Output the data word for word, dropping every image.

* * *

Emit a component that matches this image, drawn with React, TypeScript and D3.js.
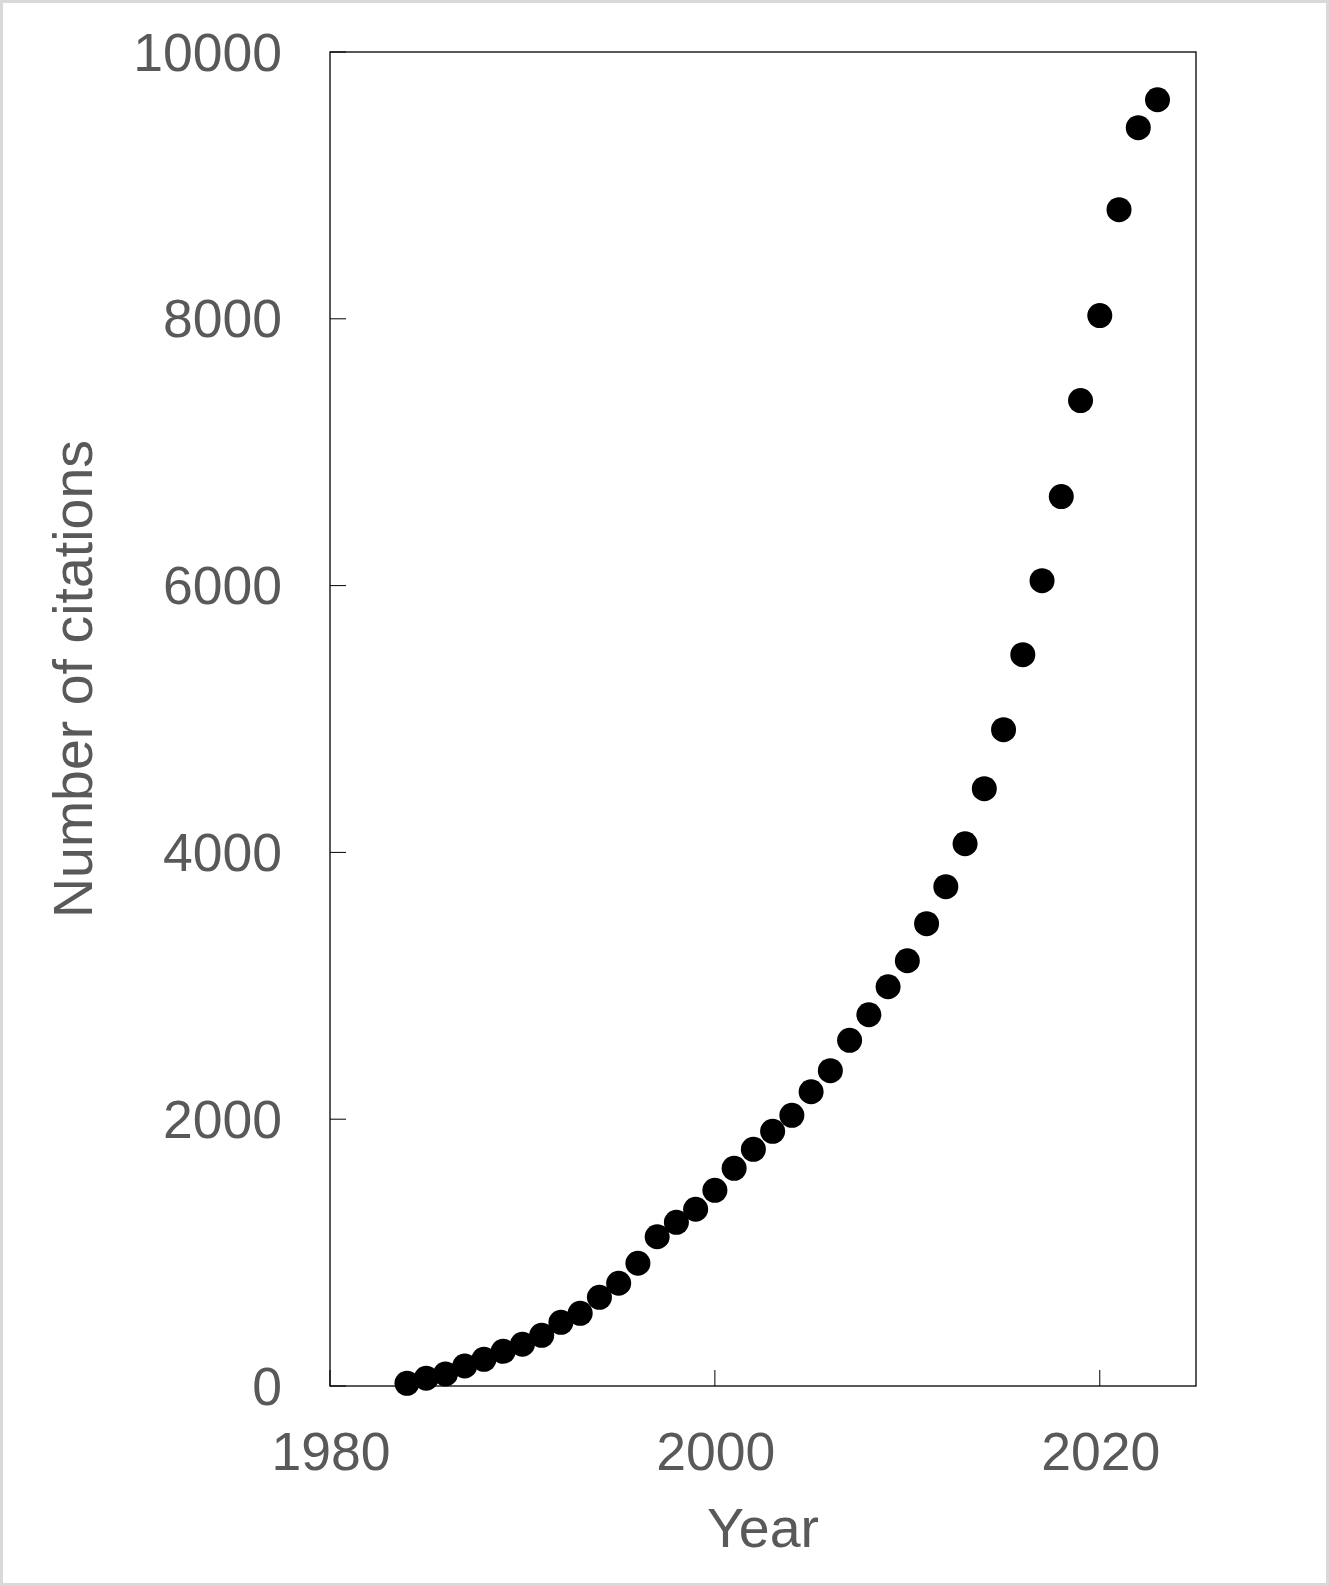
import React from "react";
import * as d3 from "d3";

const years = [
  1984, 1985, 1986, 1987, 1988, 1989, 1990, 1991, 1992, 1993,
  1994, 1995, 1996, 1997, 1998, 1999, 2000, 2001, 2002, 2003,
  2004, 2005, 2006, 2007, 2008, 2009, 2010, 2011, 2012, 2013,
  2014, 2015, 2016, 2017, 2018, 2019, 2020, 2021, 2022, 2023,
];
const citations = [
  20, 58, 90, 150, 200, 260, 313, 380, 477, 545,
  665, 770, 920, 1119, 1227, 1325, 1467, 1632, 1774, 1909,
  2029, 2206, 2364, 2591, 2783, 2993, 3188, 3466, 3743, 4065,
  4478, 4920, 5482, 6037, 6667, 7387, 8024, 8818, 9433, 9642,
];
const xTicks = [1980, 2000, 2020];
const yTicks = [0, 2000, 4000, 6000, 8000, 10000];
const xLabel = "Year";
const yLabel = "Number of citations";

const W = 1329;
const H = 1586;
const left = 330;
const right = 1196;
const top = 52;
const bottom = 1386;
const font = "'Liberation Sans', Arial, sans-serif";
const textColor = "#595959";
const fontSize = 53.5;
const titleSize = 55.5;
const tickLen = 16;

export default function App() {
  const x = d3.scaleLinear().domain([1980, 2025]).range([left, right]);
  const y = d3.scaleLinear().domain([0, 10000]).range([bottom, top]);

  return (
    <svg
      width={W}
      height={H}
      style={{ position: "absolute", left: 0, top: 0, background: "#fff" }}
    >
      <rect x={0} y={0} width={W} height={H} fill="#fff" />
      <rect
        x={1.5}
        y={1.5}
        width={W - 3}
        height={H - 3}
        fill="none"
        stroke="#d9d9d9"
        strokeWidth={3}
      />
      {yTicks.map((t) => (
        <g key={"y" + t}>
          <line
            x1={left}
            x2={left + tickLen}
            y1={y(t)}
            y2={y(t)}
            stroke="#000"
            strokeWidth={1}
          />
          <text
            x={282}
            y={y(t)}
            textAnchor="end"
            dominantBaseline="central"
            fontFamily={font}
            fontSize={fontSize}
            fill={textColor}
          >
            {t}
          </text>
        </g>
      ))}
      {xTicks.map((t) => (
        <g key={"x" + t}>
          <line
            x1={x(t)}
            x2={x(t)}
            y1={bottom}
            y2={bottom - tickLen}
            stroke="#000"
            strokeWidth={1}
          />
          <text
            x={x(t) + 1}
            y={1470}
            textAnchor="middle"
            fontFamily={font}
            fontSize={fontSize}
            fill={textColor}
          >
            {t}
          </text>
        </g>
      ))}
      <rect
        x={left}
        y={top}
        width={right - left}
        height={bottom - top}
        fill="none"
        stroke="#000"
        strokeWidth={1.3}
      />
      {years.map((yr, i) => (
        <circle key={yr} cx={x(yr)} cy={y(citations[i])} r={12.5} fill="#000" />
      ))}
      <text
        x={(left + right) / 2}
        y={1547}
        textAnchor="middle"
        fontFamily={font}
        fontSize={titleSize}
        fill={textColor}
      >
        {xLabel}
      </text>
      <text
        transform={`translate(92,679) rotate(-90)`}
        textAnchor="middle"
        fontFamily={font}
        fontSize={titleSize}
        fill={textColor}
      >
        {yLabel}
      </text>
    </svg>
  );
}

* * *

THE COMPLETED TASK —
Emit a component that matches this image, drawn with React, TypeScript and D3.js.
import React from "react";
import * as d3 from "d3";

const years = [
  1984, 1985, 1986, 1987, 1988, 1989, 1990, 1991, 1992, 1993,
  1994, 1995, 1996, 1997, 1998, 1999, 2000, 2001, 2002, 2003,
  2004, 2005, 2006, 2007, 2008, 2009, 2010, 2011, 2012, 2013,
  2014, 2015, 2016, 2017, 2018, 2019, 2020, 2021, 2022, 2023,
];
const citations = [
  20, 58, 90, 150, 200, 260, 313, 380, 477, 545,
  665, 770, 920, 1119, 1227, 1325, 1467, 1632, 1774, 1909,
  2029, 2206, 2364, 2591, 2783, 2993, 3188, 3466, 3743, 4065,
  4478, 4920, 5482, 6037, 6667, 7387, 8024, 8818, 9433, 9642,
];
const xTicks = [1980, 2000, 2020];
const yTicks = [0, 2000, 4000, 6000, 8000, 10000];
const xLabel = "Year";
const yLabel = "Number of citations";

const W = 1329;
const H = 1586;
const left = 330;
const right = 1196;
const top = 52;
const bottom = 1386;
const font = "'Liberation Sans', Arial, sans-serif";
const textColor = "#595959";
const fontSize = 53.5;
const titleSize = 55.5;
const tickLen = 16;

export default function App() {
  const x = d3.scaleLinear().domain([1980, 2025]).range([left, right]);
  const y = d3.scaleLinear().domain([0, 10000]).range([bottom, top]);

  return (
    <svg
      width={W}
      height={H}
      style={{ position: "absolute", left: 0, top: 0, background: "#fff" }}
    >
      <rect x={0} y={0} width={W} height={H} fill="#fff" />
      <rect
        x={1.5}
        y={1.5}
        width={W - 3}
        height={H - 3}
        fill="none"
        stroke="#d9d9d9"
        strokeWidth={3}
      />
      {yTicks.map((t) => (
        <g key={"y" + t}>
          <line
            x1={left}
            x2={left + tickLen}
            y1={y(t)}
            y2={y(t)}
            stroke="#000"
            strokeWidth={1}
          />
          <text
            x={282}
            y={y(t)}
            textAnchor="end"
            dominantBaseline="central"
            fontFamily={font}
            fontSize={fontSize}
            fill={textColor}
          >
            {t}
          </text>
        </g>
      ))}
      {xTicks.map((t) => (
        <g key={"x" + t}>
          <line
            x1={x(t)}
            x2={x(t)}
            y1={bottom}
            y2={bottom - tickLen}
            stroke="#000"
            strokeWidth={1}
          />
          <text
            x={x(t) + 1}
            y={1470}
            textAnchor="middle"
            fontFamily={font}
            fontSize={fontSize}
            fill={textColor}
          >
            {t}
          </text>
        </g>
      ))}
      <rect
        x={left}
        y={top}
        width={right - left}
        height={bottom - top}
        fill="none"
        stroke="#000"
        strokeWidth={1.3}
      />
      {years.map((yr, i) => (
        <circle key={yr} cx={x(yr)} cy={y(citations[i])} r={12.5} fill="#000" />
      ))}
      <text
        x={(left + right) / 2}
        y={1547}
        textAnchor="middle"
        fontFamily={font}
        fontSize={titleSize}
        fill={textColor}
      >
        {xLabel}
      </text>
      <text
        transform={`translate(92,679) rotate(-90)`}
        textAnchor="middle"
        fontFamily={font}
        fontSize={titleSize}
        fill={textColor}
      >
        {yLabel}
      </text>
    </svg>
  );
}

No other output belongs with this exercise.